PROBLEM TO WORK ON:
How many lines of the data hold the word "Python"? State the number and nothing else.

Records with drawing code
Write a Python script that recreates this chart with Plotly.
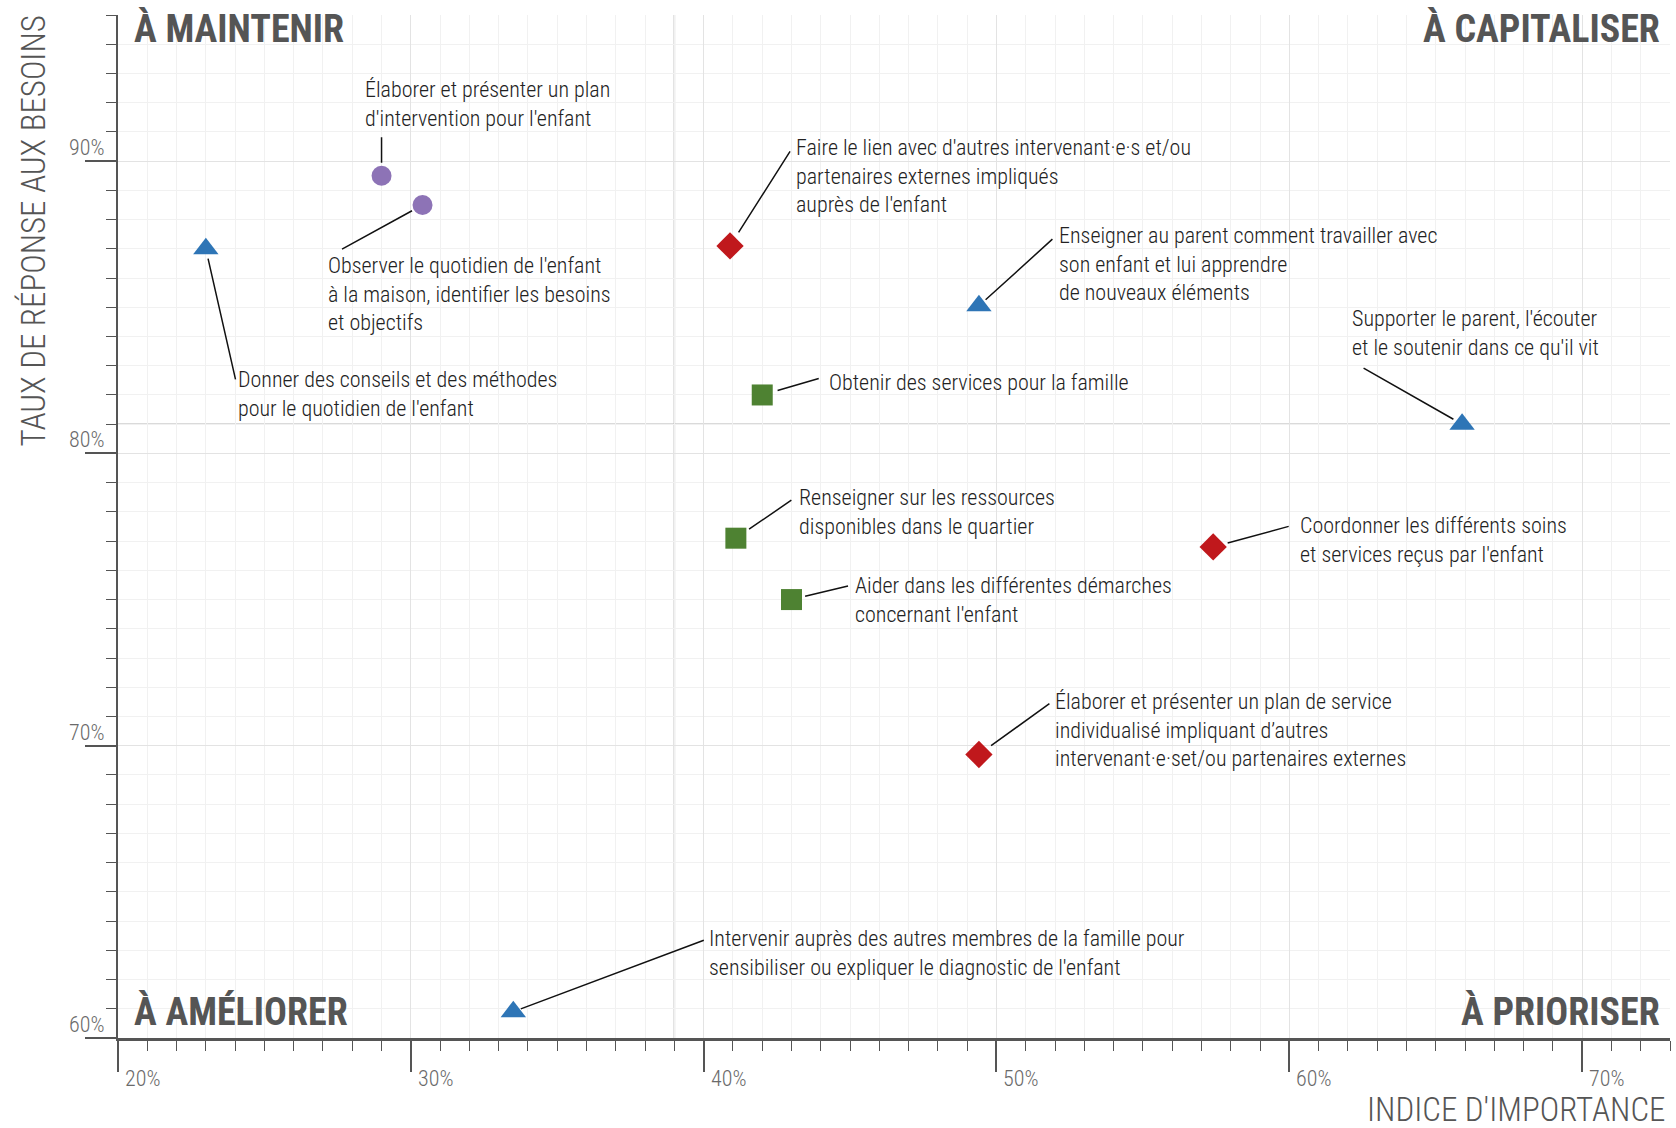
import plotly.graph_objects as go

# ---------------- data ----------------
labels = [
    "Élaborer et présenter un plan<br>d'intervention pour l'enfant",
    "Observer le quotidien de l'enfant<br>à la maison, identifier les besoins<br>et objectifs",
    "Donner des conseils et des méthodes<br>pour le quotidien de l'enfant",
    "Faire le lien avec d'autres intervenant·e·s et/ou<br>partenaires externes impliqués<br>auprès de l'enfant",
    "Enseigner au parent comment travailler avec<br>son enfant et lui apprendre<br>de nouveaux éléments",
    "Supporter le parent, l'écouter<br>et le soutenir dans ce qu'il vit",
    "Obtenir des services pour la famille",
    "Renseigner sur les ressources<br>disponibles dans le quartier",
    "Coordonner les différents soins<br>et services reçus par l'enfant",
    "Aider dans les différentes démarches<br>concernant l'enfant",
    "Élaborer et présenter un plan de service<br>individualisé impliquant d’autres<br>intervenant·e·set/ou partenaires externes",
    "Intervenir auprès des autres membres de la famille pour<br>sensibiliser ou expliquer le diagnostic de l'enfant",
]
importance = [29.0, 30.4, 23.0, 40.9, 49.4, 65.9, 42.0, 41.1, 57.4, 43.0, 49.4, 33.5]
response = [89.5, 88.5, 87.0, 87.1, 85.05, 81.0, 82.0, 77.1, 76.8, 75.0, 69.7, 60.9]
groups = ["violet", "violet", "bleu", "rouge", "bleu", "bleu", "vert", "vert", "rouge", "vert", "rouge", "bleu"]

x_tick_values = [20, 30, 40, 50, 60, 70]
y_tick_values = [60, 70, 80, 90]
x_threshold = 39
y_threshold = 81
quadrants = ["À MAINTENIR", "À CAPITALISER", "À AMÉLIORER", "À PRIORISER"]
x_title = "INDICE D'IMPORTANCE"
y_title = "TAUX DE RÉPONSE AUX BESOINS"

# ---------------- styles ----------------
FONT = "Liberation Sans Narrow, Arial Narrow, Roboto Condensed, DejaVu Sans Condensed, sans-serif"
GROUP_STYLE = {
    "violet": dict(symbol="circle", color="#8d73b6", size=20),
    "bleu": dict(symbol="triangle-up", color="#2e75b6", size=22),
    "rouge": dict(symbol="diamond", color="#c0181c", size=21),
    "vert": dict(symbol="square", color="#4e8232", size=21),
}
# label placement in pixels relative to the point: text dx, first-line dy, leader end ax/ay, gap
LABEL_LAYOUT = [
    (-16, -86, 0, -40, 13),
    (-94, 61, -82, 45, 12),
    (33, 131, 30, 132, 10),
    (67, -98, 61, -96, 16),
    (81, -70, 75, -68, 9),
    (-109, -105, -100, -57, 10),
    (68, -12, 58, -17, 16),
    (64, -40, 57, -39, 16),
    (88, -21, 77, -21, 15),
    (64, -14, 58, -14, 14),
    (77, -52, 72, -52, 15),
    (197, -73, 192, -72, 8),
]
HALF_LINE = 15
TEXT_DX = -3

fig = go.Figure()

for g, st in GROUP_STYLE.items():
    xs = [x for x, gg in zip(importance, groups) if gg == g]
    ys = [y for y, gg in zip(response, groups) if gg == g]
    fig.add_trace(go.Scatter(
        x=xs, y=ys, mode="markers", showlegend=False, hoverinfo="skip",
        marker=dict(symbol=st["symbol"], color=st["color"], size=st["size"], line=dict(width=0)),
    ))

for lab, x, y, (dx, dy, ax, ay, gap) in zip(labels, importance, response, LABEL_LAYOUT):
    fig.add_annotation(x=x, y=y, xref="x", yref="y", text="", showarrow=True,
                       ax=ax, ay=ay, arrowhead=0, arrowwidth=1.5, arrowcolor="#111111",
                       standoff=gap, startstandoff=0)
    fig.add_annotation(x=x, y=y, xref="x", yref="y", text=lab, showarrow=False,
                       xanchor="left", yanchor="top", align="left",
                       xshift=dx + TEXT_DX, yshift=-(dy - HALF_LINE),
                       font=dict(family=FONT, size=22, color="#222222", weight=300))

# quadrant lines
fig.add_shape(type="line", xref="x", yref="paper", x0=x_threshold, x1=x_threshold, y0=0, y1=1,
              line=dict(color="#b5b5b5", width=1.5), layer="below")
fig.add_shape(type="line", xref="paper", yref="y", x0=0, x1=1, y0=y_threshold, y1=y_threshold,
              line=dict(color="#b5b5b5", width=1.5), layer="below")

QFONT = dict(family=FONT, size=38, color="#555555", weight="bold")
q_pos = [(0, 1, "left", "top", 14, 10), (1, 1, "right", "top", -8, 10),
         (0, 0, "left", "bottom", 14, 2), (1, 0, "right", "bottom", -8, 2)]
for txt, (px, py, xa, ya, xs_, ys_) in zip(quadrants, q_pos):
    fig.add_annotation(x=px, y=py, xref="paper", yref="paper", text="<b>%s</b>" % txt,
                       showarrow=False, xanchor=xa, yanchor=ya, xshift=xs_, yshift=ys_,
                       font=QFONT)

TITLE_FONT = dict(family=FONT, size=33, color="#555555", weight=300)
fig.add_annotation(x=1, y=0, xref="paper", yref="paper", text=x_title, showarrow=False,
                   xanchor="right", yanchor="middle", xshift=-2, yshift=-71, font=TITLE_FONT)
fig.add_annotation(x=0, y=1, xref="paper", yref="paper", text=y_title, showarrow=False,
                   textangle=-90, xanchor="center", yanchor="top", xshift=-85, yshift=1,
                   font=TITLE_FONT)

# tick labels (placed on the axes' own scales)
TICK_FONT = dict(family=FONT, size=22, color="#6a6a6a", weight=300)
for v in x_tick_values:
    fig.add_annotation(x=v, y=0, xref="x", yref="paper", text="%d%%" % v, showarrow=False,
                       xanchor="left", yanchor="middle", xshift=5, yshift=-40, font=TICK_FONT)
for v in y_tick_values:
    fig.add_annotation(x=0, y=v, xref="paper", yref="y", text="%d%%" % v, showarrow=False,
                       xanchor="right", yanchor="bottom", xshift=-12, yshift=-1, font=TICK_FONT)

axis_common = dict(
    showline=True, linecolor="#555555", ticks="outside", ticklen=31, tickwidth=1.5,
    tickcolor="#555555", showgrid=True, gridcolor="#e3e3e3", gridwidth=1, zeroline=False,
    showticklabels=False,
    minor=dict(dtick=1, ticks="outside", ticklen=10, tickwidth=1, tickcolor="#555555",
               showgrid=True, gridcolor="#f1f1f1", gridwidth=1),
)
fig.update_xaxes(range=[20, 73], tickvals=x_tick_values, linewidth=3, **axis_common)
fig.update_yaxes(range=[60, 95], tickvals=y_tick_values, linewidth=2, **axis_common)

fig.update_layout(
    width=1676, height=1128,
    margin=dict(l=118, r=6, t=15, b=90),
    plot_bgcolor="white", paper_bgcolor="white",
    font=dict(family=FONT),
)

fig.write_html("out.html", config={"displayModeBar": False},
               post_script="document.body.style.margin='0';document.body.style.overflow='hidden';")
---
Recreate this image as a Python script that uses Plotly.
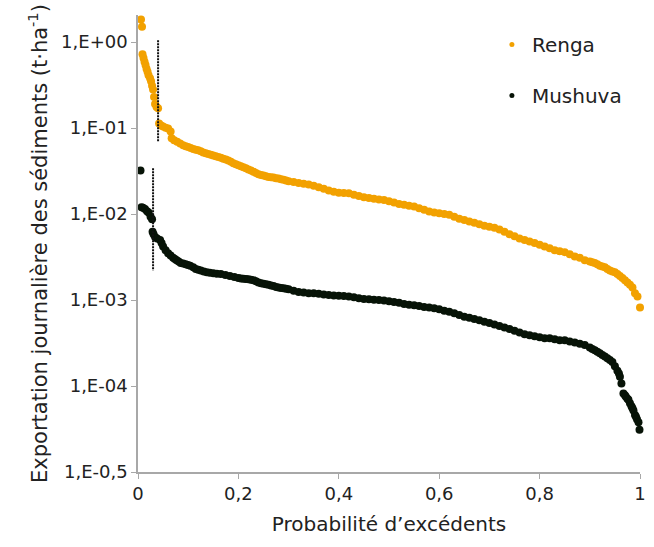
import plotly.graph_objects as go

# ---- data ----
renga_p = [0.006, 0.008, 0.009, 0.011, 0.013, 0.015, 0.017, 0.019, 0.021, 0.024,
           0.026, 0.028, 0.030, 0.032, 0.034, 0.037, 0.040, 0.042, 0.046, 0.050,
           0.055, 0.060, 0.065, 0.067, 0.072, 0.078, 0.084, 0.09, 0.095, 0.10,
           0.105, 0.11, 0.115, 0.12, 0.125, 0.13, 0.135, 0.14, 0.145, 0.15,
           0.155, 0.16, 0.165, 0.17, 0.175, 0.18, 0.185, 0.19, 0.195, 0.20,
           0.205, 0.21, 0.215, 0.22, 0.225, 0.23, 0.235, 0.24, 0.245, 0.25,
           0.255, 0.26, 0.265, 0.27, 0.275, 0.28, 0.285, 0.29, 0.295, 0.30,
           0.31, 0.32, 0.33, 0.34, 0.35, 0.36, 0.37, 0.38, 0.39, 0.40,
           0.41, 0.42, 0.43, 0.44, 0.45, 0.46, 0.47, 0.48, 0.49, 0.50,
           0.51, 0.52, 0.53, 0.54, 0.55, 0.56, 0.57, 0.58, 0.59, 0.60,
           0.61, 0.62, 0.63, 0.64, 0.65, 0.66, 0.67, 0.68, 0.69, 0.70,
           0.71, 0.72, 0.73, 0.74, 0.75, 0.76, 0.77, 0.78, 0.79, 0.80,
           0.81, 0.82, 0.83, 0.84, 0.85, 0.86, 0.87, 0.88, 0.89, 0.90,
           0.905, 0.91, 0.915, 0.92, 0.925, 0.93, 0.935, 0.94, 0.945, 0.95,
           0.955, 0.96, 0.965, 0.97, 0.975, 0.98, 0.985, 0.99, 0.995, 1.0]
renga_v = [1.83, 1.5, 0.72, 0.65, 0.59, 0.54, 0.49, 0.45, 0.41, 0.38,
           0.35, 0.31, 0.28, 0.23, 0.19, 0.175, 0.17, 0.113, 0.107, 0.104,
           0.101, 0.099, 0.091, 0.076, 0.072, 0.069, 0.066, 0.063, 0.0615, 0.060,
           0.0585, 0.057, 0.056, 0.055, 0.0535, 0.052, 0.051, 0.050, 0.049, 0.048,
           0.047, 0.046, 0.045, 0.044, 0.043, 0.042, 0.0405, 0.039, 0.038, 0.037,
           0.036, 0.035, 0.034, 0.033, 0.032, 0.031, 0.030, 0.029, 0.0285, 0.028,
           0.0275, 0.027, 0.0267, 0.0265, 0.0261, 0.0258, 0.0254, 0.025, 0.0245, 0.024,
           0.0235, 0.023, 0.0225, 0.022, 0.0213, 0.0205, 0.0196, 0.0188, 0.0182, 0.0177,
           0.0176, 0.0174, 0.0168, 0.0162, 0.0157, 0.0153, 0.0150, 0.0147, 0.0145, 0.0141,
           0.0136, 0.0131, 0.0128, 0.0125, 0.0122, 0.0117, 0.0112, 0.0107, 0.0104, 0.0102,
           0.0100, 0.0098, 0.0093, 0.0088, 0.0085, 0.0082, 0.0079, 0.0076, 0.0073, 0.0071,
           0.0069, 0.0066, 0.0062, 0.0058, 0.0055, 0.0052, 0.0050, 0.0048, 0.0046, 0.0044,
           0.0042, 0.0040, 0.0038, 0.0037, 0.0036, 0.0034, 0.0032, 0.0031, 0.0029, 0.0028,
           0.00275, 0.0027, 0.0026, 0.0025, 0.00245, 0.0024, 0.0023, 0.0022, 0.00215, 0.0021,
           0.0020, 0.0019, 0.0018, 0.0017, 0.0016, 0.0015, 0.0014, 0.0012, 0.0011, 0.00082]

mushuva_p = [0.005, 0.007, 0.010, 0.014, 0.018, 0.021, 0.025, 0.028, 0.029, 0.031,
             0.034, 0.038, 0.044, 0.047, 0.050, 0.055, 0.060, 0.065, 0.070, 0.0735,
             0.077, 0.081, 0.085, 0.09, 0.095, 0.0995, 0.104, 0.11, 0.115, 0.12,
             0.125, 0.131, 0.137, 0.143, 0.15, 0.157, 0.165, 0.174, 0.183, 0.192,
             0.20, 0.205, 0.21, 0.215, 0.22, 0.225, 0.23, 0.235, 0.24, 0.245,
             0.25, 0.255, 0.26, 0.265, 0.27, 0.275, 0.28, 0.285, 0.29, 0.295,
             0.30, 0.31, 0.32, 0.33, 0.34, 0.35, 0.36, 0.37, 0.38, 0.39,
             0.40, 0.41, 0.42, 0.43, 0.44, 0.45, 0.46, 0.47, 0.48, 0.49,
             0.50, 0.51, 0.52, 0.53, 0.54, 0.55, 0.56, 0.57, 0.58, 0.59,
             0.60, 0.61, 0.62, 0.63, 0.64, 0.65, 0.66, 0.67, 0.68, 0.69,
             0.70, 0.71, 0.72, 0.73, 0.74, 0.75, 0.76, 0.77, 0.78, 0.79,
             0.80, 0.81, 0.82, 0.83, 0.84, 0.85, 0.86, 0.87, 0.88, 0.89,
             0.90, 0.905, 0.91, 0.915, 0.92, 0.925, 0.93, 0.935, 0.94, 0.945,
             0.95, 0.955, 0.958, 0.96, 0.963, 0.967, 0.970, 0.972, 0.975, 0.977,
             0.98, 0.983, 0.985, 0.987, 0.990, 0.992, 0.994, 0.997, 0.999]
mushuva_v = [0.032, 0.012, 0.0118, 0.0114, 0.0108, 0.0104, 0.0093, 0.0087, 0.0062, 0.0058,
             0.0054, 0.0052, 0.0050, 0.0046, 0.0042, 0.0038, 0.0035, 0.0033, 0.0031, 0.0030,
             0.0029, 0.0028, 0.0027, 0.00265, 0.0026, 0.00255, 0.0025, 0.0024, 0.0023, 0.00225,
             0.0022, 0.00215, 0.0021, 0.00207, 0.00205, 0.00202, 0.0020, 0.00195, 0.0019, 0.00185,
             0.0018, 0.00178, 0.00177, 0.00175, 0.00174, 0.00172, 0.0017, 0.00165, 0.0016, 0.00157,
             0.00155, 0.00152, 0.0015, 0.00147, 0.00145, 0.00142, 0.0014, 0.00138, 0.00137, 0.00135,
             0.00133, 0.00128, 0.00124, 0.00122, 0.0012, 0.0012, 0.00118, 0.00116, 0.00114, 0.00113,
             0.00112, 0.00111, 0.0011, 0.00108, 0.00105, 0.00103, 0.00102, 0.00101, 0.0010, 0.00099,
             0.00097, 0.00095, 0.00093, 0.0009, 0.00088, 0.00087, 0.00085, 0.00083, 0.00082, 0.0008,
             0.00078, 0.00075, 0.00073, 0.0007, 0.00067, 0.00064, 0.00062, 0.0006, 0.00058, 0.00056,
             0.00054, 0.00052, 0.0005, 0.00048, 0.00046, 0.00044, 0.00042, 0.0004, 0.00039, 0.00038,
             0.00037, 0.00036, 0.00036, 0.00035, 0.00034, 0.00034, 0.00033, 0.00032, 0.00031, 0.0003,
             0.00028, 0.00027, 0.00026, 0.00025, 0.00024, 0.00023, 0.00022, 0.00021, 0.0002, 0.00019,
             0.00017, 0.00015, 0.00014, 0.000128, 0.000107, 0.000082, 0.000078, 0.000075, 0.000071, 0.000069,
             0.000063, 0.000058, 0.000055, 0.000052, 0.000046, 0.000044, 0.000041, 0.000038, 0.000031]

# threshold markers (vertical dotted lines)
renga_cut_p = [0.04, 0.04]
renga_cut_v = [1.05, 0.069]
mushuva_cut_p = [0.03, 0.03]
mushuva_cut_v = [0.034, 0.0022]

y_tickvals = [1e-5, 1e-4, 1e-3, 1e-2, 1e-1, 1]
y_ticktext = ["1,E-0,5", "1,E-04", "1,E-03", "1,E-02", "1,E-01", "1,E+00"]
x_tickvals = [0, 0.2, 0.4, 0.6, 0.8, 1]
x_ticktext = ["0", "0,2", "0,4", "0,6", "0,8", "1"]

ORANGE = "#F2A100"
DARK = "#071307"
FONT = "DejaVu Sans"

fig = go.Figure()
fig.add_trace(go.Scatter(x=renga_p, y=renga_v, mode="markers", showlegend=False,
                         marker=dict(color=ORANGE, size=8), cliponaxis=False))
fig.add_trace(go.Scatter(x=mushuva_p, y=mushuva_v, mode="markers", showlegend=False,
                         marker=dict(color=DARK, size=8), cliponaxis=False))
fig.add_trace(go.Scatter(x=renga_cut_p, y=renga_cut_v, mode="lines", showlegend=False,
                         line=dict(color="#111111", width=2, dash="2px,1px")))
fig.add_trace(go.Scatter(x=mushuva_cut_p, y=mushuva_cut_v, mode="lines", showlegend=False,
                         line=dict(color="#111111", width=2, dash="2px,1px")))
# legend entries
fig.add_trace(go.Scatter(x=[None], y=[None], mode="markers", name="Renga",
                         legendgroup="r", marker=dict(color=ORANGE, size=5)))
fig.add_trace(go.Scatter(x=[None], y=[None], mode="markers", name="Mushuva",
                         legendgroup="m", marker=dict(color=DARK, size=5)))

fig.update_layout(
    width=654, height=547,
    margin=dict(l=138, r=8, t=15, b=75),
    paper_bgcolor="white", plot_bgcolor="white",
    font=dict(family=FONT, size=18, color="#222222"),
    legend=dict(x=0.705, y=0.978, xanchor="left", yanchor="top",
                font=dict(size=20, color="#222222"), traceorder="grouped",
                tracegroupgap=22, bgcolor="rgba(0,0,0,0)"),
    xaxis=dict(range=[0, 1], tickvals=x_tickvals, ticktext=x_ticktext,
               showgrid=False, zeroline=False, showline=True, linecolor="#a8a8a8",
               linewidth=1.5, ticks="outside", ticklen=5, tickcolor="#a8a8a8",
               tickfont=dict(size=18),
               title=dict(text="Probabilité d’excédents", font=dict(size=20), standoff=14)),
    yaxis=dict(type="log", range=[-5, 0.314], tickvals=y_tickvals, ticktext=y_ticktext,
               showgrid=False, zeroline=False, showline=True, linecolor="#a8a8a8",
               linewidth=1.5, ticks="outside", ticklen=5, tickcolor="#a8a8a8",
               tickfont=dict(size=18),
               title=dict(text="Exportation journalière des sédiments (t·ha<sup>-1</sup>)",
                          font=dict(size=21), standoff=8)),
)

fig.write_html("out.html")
==
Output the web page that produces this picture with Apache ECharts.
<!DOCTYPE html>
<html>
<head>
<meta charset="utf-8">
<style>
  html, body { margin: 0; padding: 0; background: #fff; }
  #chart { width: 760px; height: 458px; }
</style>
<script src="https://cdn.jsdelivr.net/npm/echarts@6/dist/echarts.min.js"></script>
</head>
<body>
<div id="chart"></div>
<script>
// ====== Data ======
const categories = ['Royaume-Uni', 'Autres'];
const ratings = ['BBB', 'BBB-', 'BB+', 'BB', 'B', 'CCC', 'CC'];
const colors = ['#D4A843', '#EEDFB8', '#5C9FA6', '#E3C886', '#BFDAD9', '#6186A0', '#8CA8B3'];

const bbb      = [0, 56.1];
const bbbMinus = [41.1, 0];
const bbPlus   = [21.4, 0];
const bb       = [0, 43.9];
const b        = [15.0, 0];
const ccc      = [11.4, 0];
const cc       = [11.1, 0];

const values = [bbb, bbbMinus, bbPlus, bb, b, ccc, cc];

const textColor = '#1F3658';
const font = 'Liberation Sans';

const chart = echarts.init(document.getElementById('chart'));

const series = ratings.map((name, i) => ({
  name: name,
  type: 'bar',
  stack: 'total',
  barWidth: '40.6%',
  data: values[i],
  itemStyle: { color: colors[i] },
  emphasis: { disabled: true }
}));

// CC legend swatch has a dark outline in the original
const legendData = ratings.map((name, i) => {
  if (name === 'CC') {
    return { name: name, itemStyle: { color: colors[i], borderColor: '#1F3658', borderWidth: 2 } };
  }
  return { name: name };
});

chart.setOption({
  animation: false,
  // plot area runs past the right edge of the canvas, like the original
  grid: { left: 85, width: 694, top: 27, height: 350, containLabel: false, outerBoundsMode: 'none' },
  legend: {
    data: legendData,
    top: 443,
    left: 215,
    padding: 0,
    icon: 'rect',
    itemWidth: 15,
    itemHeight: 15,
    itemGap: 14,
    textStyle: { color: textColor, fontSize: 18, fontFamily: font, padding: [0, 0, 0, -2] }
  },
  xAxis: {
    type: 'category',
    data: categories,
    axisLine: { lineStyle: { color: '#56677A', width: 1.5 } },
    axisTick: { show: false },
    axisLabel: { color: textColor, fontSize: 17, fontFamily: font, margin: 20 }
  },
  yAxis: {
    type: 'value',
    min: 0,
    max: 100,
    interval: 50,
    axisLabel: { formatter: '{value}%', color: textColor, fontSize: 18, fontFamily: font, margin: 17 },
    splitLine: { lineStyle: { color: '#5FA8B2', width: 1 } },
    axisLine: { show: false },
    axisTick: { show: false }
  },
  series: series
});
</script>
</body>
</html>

TASK RESPONSE:
2